Inspector Warren, dazed by this revelation, seeks the assistance of a Dr. Alton, an expert on transvestite and transsexual issues. He wants to know what can be done for folks like Patricia to make their lives easier. Unfortunately, the idea of relaxing rigid gender roles and decriminalizing cross-dressing and homosexuality didn’t cross the desk. In the McCarthyite environment of 1953, this would practically suggest anarchy.
The role of McCarthyism on this film could explain an element that always rubbed me the wrong way: the distinctive Otherness projected on homosexuality throughout the film. Strangely enough, this didn’t extend to the possibly intersex androphilic transsexual story shoehorned in near the end to capitalize on news stories of Christine Jorgenson. It’s definitely understated, but the understanding that Anne would be marrying a husband and “learning her the part as the woman in sex” is suggested with none of the previous judgement or othering applied to earlier depicted homosexual transvestites and their desires to have sex with men.
For further context, Wood’s later masterpiece “Plan 9 From Outer Space” starred Bunny Breckenridge, a gay man who considered, and then reconsidered sex-reassignment. One could wonder whether some of the homophobic unpleasantness that blemishes the movie could have been avoided in a less-restrictive political environment.
Ya know, kinda like the environment the movie itself begs for. Throughout the film, people from various walks of life discuss their fears and misgivings of this fast-paced world where medical science can change sex. Meanwhile, scenes pan over others living seeming fruitful relatively normal lives while
crossdressing in secret.
The core of the movie centers on the title character, played by Wood, and his personal struggle over coming out to his wife about his crossdressing. In a poignant, yet downright laughably poorly framed scene, Glen’s best friend Johnny tells a tragic tale of the time his now ex-wife discovered him in a nightie and filed for divorce. As Glen continues to struggle over telling his wife about his crossdressing, he ponders this and the suicide of a fellow transvestite.

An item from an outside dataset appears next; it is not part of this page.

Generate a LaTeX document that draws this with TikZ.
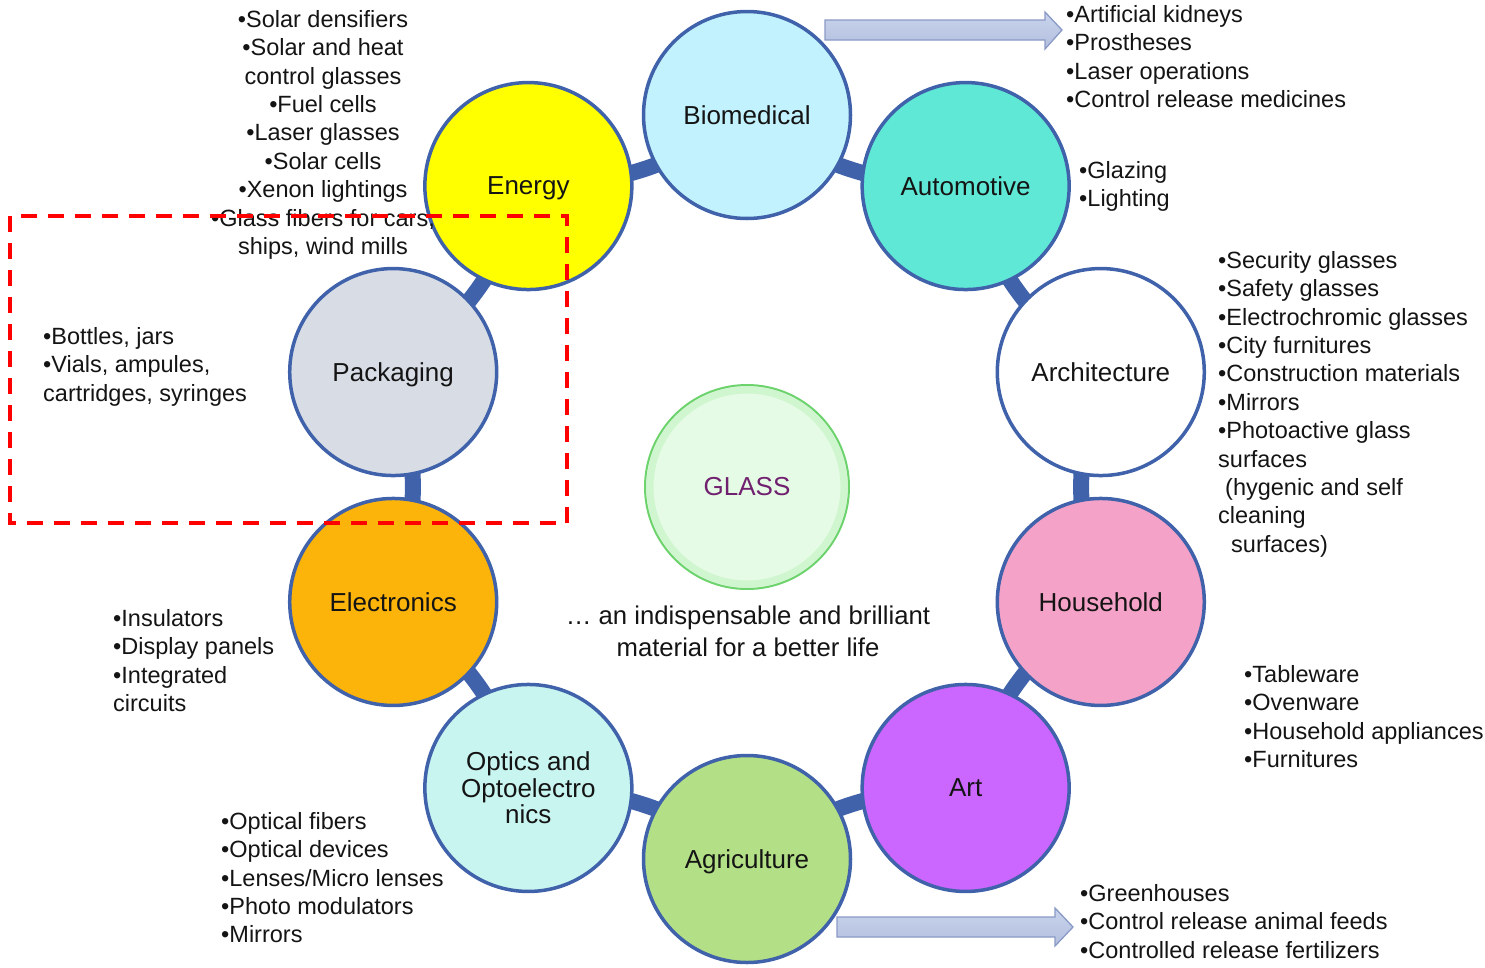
\documentclass[tikz,border=0pt]{standalone}
\usepackage{fontspec}
\setmainfont{Liberation Sans}
\usetikzlibrary{backgrounds,calc}
\definecolor{ringblue}{HTML}{4062AA}
\definecolor{txt}{HTML}{141414}
\definecolor{bioC}{HTML}{C2F2FD}
\definecolor{autoC}{HTML}{5FE8D6}
\definecolor{energyC}{HTML}{FFFF00}
\definecolor{packC}{HTML}{D8DDE5}
\definecolor{elecC}{HTML}{FDB40A}
\definecolor{opticC}{HTML}{C8F5F0}
\definecolor{agriC}{HTML}{B3E086}
\definecolor{artC}{HTML}{CB66FF}
\definecolor{houseC}{HTML}{F5A2C8}
\definecolor{glassC}{HTML}{E6FBE6}
\definecolor{glassEdge}{HTML}{6DD36D}
\definecolor{glassGlow}{HTML}{CFF6CF}
\definecolor{glassText}{HTML}{70206E}
\definecolor{arrowEdge}{HTML}{8A9AC6}
\definecolor{arrowTop}{HTML}{C9D3EC}
\definecolor{arrowMid}{HTML}{E2E7F5}
\definecolor{arrowBot}{HTML}{B2BFDE}
\definecolor{focusRed}{HTML}{FF0000}
\begin{document}
\begin{tikzpicture}[x=1pt,y=-1pt,
  hub/.style={circle, draw=ringblue, line width=3.5pt, minimum size=207pt,
    inner sep=0pt, align=center, text depth=0pt, font=\fontsize{26}{26.5}\selectfont, text=txt},
  conn/.style={draw=ringblue, line width=16pt},
  lst/.style={inner sep=0pt, font=\fontsize{23.5}{28.4}\selectfont, text=txt},
  blockarrow/.style={draw=arrowEdge, line width=1.3pt, line join=miter,
    top color=arrowTop, middle color=arrowMid, bottom color=arrowBot},
  focusbox/.style={draw=focusRed, line width=3.3pt, dash pattern=on 16pt off 11pt}]
\useasboundingbox (0,0) rectangle (1485,967);
\coordinate (ring) at (747,487);

% hubs on the ring
\node[hub, fill=bioC]    (bio)    at ($(ring)+(90:372pt)$)  {Biomedical};
\node[hub, fill=energyC] (energy) at ($(ring)+(126:372pt)$) {Energy};
\node[hub, fill=packC]   (pack)   at ($(ring)+(162:372pt)$) {Packaging};
\node[hub, fill=elecC]   (elec)   at ($(ring)+(198:372pt)$) {Electronics};
\node[hub, fill=opticC]  (optic)  at ($(ring)+(234:372pt)$) {Optics and\\Optoelectro\\nics};
\node[hub, fill=agriC]   (agri)   at ($(ring)+(270:372pt)$) {Agriculture};
\node[hub, fill=artC]    (art)    at ($(ring)+(306:372pt)$) {Art};
\node[hub, fill=houseC]  (house)  at ($(ring)+(342:372pt)$) {Household};
\node[hub, fill=white]   (arch)   at ($(ring)+(18:372pt)$)  {Architecture};
\node[hub, fill=autoC]   (auto)   at ($(ring)+(54:372pt)$)  {Automotive};

% connectors behind the hubs
\begin{scope}[on background layer]
  \draw[conn] (bio.center)    to[bend left=17] (energy.center);
  \draw[conn] (energy.center) to[bend left=17] (pack.center);
  \draw[conn] (pack.center)   to[bend left=17] (elec.center);
  \draw[conn] (elec.center)   to[bend left=17] (optic.center);
  \draw[conn] (optic.center)  to[bend left=17] (agri.center);
  \draw[conn] (agri.center)   to[bend left=17] (art.center);
  \draw[conn] (art.center)    to[bend left=17] (house.center);
  \draw[conn] (house.center)  to[bend left=17] (arch.center);
  \draw[conn] (arch.center)   to[bend left=17] (auto.center);
  \draw[conn] (auto.center)   to[bend left=17] (bio.center);
\end{scope}

% central glass
\node[circle, minimum size=204pt, inner sep=0pt, fill=glassC, draw=glassEdge, line width=2pt,
  path picture={\draw[glassGlow, line width=7pt] (path picture bounding box.center) circle[radius=97pt];},
  font=\fontsize{26}{26.5}\selectfont, text=glassText] (glass) at (ring) {GLASS};

\node[inner sep=0pt, align=center, anchor=north, font=\fontsize{25.7}{32}\selectfont, text=txt]
  (motto) at (748,606) {… an indispensable and brilliant\\material for a better life};

% lists
\node[lst, align=center, anchor=north] (energyList) at (323,10)
  {•Solar densifiers\\•Solar and heat\\control glasses\\•Fuel cells\\•Laser glasses\\•Solar cells\\•Xenon lightings\\•Glass fibers for cars,\\ships, wind mills};
\node[lst, align=left, anchor=north west] (bioList) at (1066,5)
  {•Artificial kidneys\\•Prostheses\\•Laser operations\\•Control release medicines};
\node[lst, align=left, anchor=north west] (autoList) at (1079,161)
  {•Glazing\\•Lighting};
\node[lst, align=left, anchor=north west] (archList) at (1218,251)
  {•Security glasses\\•Safety glasses\\•Electrochromic glasses\\•City furnitures\\•Construction materials\\•Mirrors\\•Photoactive glass\\surfaces\\\hspace*{7pt}(hygenic and self\\cleaning\\\hspace*{13pt}surfaces)};
\node[lst, align=left, anchor=north west] (packList) at (43,327)
  {•Bottles, jars\\•Vials, ampules,\\cartridges, syringes};
\node[lst, align=left, anchor=north west] (elecList) at (113,609)
  {•Insulators\\•Display panels\\•Integrated\\circuits};
\node[lst, align=left, anchor=north west] (houseList) at (1244,665)
  {•Tableware\\•Ovenware\\•Household appliances\\•Furnitures};
\node[lst, align=left, anchor=north west] (opticList) at (221,812)
  {•Optical fibers\\•Optical devices\\•Lenses/Micro lenses\\•Photo modulators\\•Mirrors};
\node[lst, align=left, anchor=north west] (agriList) at (1080,884)
  {•Greenhouses\\•Control release animal feeds\\•Controlled release fertilizers};

% block arrows
\coordinate (bioArrowStart) at (825,30);
\coordinate (bioArrowTip) at (1062,30);
\path[blockarrow] ($(bioArrowStart)+(0,-10)$) -- ($(bioArrowTip)+(-17,-10)$) -- ($(bioArrowTip)+(-17,-18)$)
  -- (bioArrowTip) -- ($(bioArrowTip)+(-17,19)$) -- ($(bioArrowTip)+(-17,10)$) -- ($(bioArrowStart)+(0,10)$) -- cycle;
\coordinate (agriArrowStart) at (837,927);
\coordinate (agriArrowTip) at (1073,927);
\path[blockarrow] ($(agriArrowStart)+(0,-10)$) -- ($(agriArrowTip)+(-18,-10)$) -- ($(agriArrowTip)+(-18,-19)$)
  -- (agriArrowTip) -- ($(agriArrowTip)+(-18,19)$) -- ($(agriArrowTip)+(-18,10)$) -- ($(agriArrowStart)+(0,10)$) -- cycle;

% focus frame
\coordinate (focusNW) at (10,216);
\coordinate (focusSE) at (567,523);
\draw[focusbox] (focusNW) rectangle (focusSE);
\end{tikzpicture}
\end{document}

There’s also an element of hypnotic repetition to the film I hadn’t noticed before. The same stretch of highway appears multiple times as the doctor
narrates, lamenting the restrictiveness of polite society. Bela Lugosi repeats a mangled nursery rhyme and rhetorically interrogates a dragon that “eats little boys”. A newspaper bearing the headline WORLD SHOCKED OVER SEX CHANGE, another obvious nod to Jorgenson, appears in nearly every scene. A bushy-eyebrowed devil character, played with almost painfully Freudian overtones by the same actor playing Glen’s father, appears to torment the character with scenes of marital struggle and homosexual panic.
The movie offers two alternatives for folks with a gender identity mismatch, medical transition or reparative therapy with the goal of ceasing crossdressing. Maybe this message was again a product of the political climate, a misinterpretation of contemporary psychological literature or who knows what, but it leads to a poignant real-life twist. The movie ends with the implication Glen pursues the therapy to cease his crossdressing, but Wood himself continued to do so after his wife (in life and in the movie) left him and for the rest of his life until the point he eventually drank himself to death.
Over sixty years later and we still haven’t quite reached the understanding and acceptance of fluid sexualities and gender-presentation hoped for in this film. Taking into consideration the modern landscape of such, the whole thing is a lot more depressing than I remember it being.